---------- DATASET CONTENT ----------

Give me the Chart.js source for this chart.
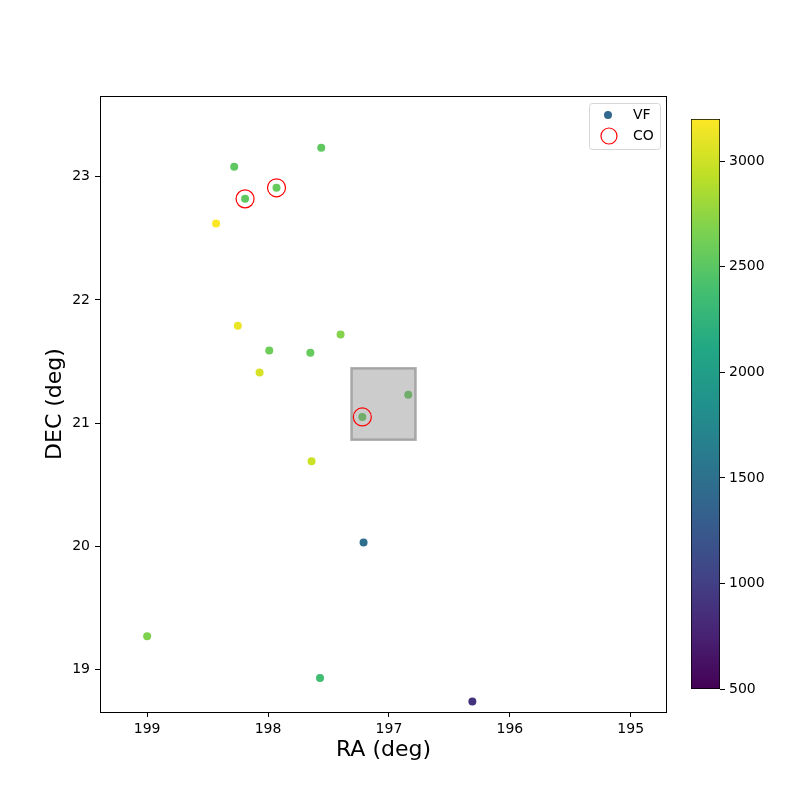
<!DOCTYPE html>
<html>
<head>
<meta charset="utf-8">
<script src="https://cdn.jsdelivr.net/npm/chart.js@4.4.0/dist/chart.umd.min.js"></script>
<style>
  body { margin: 0; background: #fff; }
  #wrap { position: relative; width: 800px; height: 800px; }
  canvas { position: absolute; top: 0; }
  #main { left: 0; }
  #cbar { left: 660px; }
</style>
</head>
<body>
<div id="wrap">
  <canvas id="main" width="800" height="800"></canvas>
  <canvas id="cbar" width="140" height="800"></canvas>
</div>
<script>
'use strict';

// Data

var vfRA  = [197.56, 198.28, 198.19, 197.93, 198.43, 198.25, 197.99, 197.65, 197.40,
             198.07, 196.84, 197.22, 197.64, 197.21, 199.00, 197.57, 196.31];
var vfDec = [23.235, 23.08, 22.82, 22.91, 22.62, 21.79, 21.59, 21.57, 21.72,
             21.41, 21.23, 21.05, 20.69, 20.03, 19.27, 18.93, 18.74];
var vfVr  = [2530, 2530, 2530, 2560, 3190, 3120, 2600, 2560, 2700,
             3040, 2560, 2560, 2990, 1480, 2680, 2370, 890];

var coRA  = [198.19, 197.93, 197.22];
var coDec = [22.82, 22.91, 21.05];

var boxRA  = [197.31, 196.78];
var boxDec = [20.865, 21.445];

var xTicks  = [199, 198, 197, 196, 195];
var yTicks  = [19, 20, 21, 22, 23];
var cbTicks = [500, 1000, 1500, 2000, 2500, 3000];

var vMin = 500, vMax = 3200;

// Viridis

var viridis = ['#440154', '#482475', '#414487', '#355f8d', '#2a788e', '#21918c',
               '#22a884', '#44bf70', '#7ad151', '#bddf26', '#fde725'];

function hexRgb(h) {
	return [parseInt(h.slice(1, 3), 16), parseInt(h.slice(3, 5), 16), parseInt(h.slice(5, 7), 16)];
}

function cmap(v) {
	var t = Math.min(1, Math.max(0, (v - vMin) / (vMax - vMin)));
	var f = t * (viridis.length - 1);
	var i = Math.min(viridis.length - 2, Math.floor(f));
	var a = hexRgb(viridis[i]), b = hexRgb(viridis[i + 1]);
	var k = f - i;
	var c = a.map(function(x, j) { return Math.round(x + (b[j] - x) * k); });
	return 'rgb(' + c.join(',') + ')';
}

var FONT = 'DejaVu Sans, sans-serif';

// Plugins

var frame = {
	id: 'frame',
	afterDatasetDraw: function(chart, args) {
		if (args.index !== 0) return;
		var ctx = chart.ctx, x = chart.scales.x, y = chart.scales.y;
		var x0 = x.getPixelForValue(boxRA[0]), x1 = x.getPixelForValue(boxRA[1]);
		var y0 = y.getPixelForValue(boxDec[0]), y1 = y.getPixelForValue(boxDec[1]);
		ctx.save();
		ctx.fillStyle = 'rgba(128,128,128,0.4)';
		ctx.fillRect(Math.min(x0, x1), Math.min(y0, y1), Math.abs(x1 - x0), Math.abs(y1 - y0));
		ctx.strokeStyle = 'rgba(128,128,128,0.6)';
		ctx.lineWidth = 2.5;
		ctx.strokeRect(Math.min(x0, x1), Math.min(y0, y1), Math.abs(x1 - x0), Math.abs(y1 - y0));
		ctx.restore();
	},
	afterDraw: function(chart) {
		var ctx = chart.ctx, a = chart.chartArea;
		ctx.save();
		ctx.strokeStyle = '#000';
		ctx.lineWidth = 1;
		ctx.strokeRect(a.left + 0.5, a.top + 0.5, a.right - a.left - 1, a.bottom - a.top);

		// legend
		var w = 71, h = 46;
		var lx = a.right - 7 - w, ly = a.top + 7;
		ctx.fillStyle = 'rgba(255,255,255,0.8)';
		ctx.strokeStyle = '#d6d6d6';
		ctx.beginPath();
		ctx.roundRect(lx + 0.5, ly + 0.5, w, h, 3);
		ctx.fill();
		ctx.stroke();
		var ds = chart.data.datasets;
		ctx.fillStyle = '#31688e';
		ctx.beginPath();
		ctx.arc(lx + 19, ly + 12, 4, 0, Math.PI * 2);
		ctx.fill();
		ctx.strokeStyle = 'red';
		ctx.lineWidth = 1.2;
		ctx.beginPath();
		ctx.arc(lx + 20, ly + 33, 8, 0, Math.PI * 2);
		ctx.stroke();
		ctx.fillStyle = '#000';
		ctx.font = '14px ' + FONT;
		ctx.textBaseline = 'middle';
		ctx.fillText(ds[0].label, lx + 44, ly + 12);
		ctx.fillText(ds[1].label, lx + 44, ly + 33);
		ctx.restore();
	}
};

// Main chart

var mainChart = new Chart(document.getElementById('main'), {
	type: 'scatter',
	data: {
		datasets: [{
			label: 'VF',
			order: 2,
			data: vfRA.map(function(r, i) { return { x: r, y: vfDec[i] }; }),
			backgroundColor: vfVr.map(cmap),
			borderWidth: 0,
			pointRadius: 4
		}, {
			label: 'CO',
			order: 1,
			data: coRA.map(function(r, i) { return { x: r, y: coDec[i] }; }),
			backgroundColor: 'rgba(0,0,0,0)',
			borderColor: 'red',
			borderWidth: 1.2,
			pointRadius: 9
		}]
	},
	options: {
		responsive: false,
		animation: false,
		events: [],
		layout: { padding: { left: 0, top: 96, right: 133, bottom: 0 } },
		plugins: { legend: { display: false }, tooltip: { enabled: false } },
		scales: {
			x: {
				type: 'linear',
				reverse: true,
				min: 194.70,
				max: 199.39,
				afterBuildTicks: function(s) { s.ticks = xTicks.map(function(v) { return { value: v }; }); },
				afterFit: function(s) { s.height = 88; },
				grid: { drawOnChartArea: false, tickLength: 5, color: '#000' },
				border: { display: false },
				ticks: { color: '#000', padding: 4, font: { family: FONT, size: 14 }, maxRotation: 0 },
				title: { display: true, text: 'RA (deg)', color: '#000', font: { family: FONT, size: 22 }, padding: { top: 0, bottom: 37 } }
			},
			y: {
				type: 'linear',
				min: 18.655,
				max: 23.655,
				afterBuildTicks: function(s) { s.ticks = yTicks.map(function(v) { return { value: v }; }); },
				afterFit: function(s) { s.width = 100; },
				grid: { drawOnChartArea: false, tickLength: 5, color: '#000' },
				border: { display: false },
				ticks: { color: '#000', padding: 5, font: { family: FONT, size: 14 } },
				title: { display: true, text: 'DEC (deg)', color: '#000', font: { family: FONT, size: 22 }, padding: { top: 42, bottom: 0 } }
			}
		}
	},
	plugins: [frame]
});

// Colorbar

var cbChart = new Chart(document.getElementById('cbar'), {
	type: 'bar',
	data: {
		labels: ['vr'],
		datasets: [{
			data: [[vMin, vMax]],
			backgroundColor: function(c) {
				var a = c.chart.chartArea;
				if (!a) return viridis[5];
				var g = c.chart.ctx.createLinearGradient(0, a.bottom, 0, a.top);
				viridis.forEach(function(col, i) { g.addColorStop(i / (viridis.length - 1), col); });
				return g;
			},
			borderColor: '#000',
			borderWidth: 1,
			borderSkipped: false,
			barPercentage: 1,
			categoryPercentage: 1
		}]
	},
	options: {
		responsive: false,
		animation: false,
		events: [],
		layout: { padding: { left: 31, top: 119, right: 0, bottom: 111 } },
		plugins: { legend: { display: false }, tooltip: { enabled: false } },
		scales: {
			x: { display: false },
			y: {
				position: 'right',
				min: vMin,
				max: vMax,
				afterBuildTicks: function(s) { s.ticks = cbTicks.map(function(v) { return { value: v }; }); },
				afterFit: function(s) { s.width = 80; },
				grid: { drawOnChartArea: false, tickLength: 5, color: '#000' },
				border: { display: false },
				ticks: {
					color: '#000', padding: 4, font: { family: FONT, size: 14 },
					callback: function(v) { return String(v); }
				}
			}
		}
	}
});
</script>
</body>
</html>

----------

REQUEST:
The lines from the top of the data above through the one holding "3040, 2560, 2560, 2990, 1480, 2680, 2370, 890];" are to be repeated exactly, and only those, with no pictures.

WRITTEN ANSWER:
Give me the Chart.js source for this chart.
<!DOCTYPE html>
<html>
<head>
<meta charset="utf-8">
<script src="https://cdn.jsdelivr.net/npm/chart.js@4.4.0/dist/chart.umd.min.js"></script>
<style>
  body { margin: 0; background: #fff; }
  #wrap { position: relative; width: 800px; height: 800px; }
  canvas { position: absolute; top: 0; }
  #main { left: 0; }
  #cbar { left: 660px; }
</style>
</head>
<body>
<div id="wrap">
  <canvas id="main" width="800" height="800"></canvas>
  <canvas id="cbar" width="140" height="800"></canvas>
</div>
<script>
'use strict';

// Data

var vfRA  = [197.56, 198.28, 198.19, 197.93, 198.43, 198.25, 197.99, 197.65, 197.40,
             198.07, 196.84, 197.22, 197.64, 197.21, 199.00, 197.57, 196.31];
var vfDec = [23.235, 23.08, 22.82, 22.91, 22.62, 21.79, 21.59, 21.57, 21.72,
             21.41, 21.23, 21.05, 20.69, 20.03, 19.27, 18.93, 18.74];
var vfVr  = [2530, 2530, 2530, 2560, 3190, 3120, 2600, 2560, 2700,
             3040, 2560, 2560, 2990, 1480, 2680, 2370, 890];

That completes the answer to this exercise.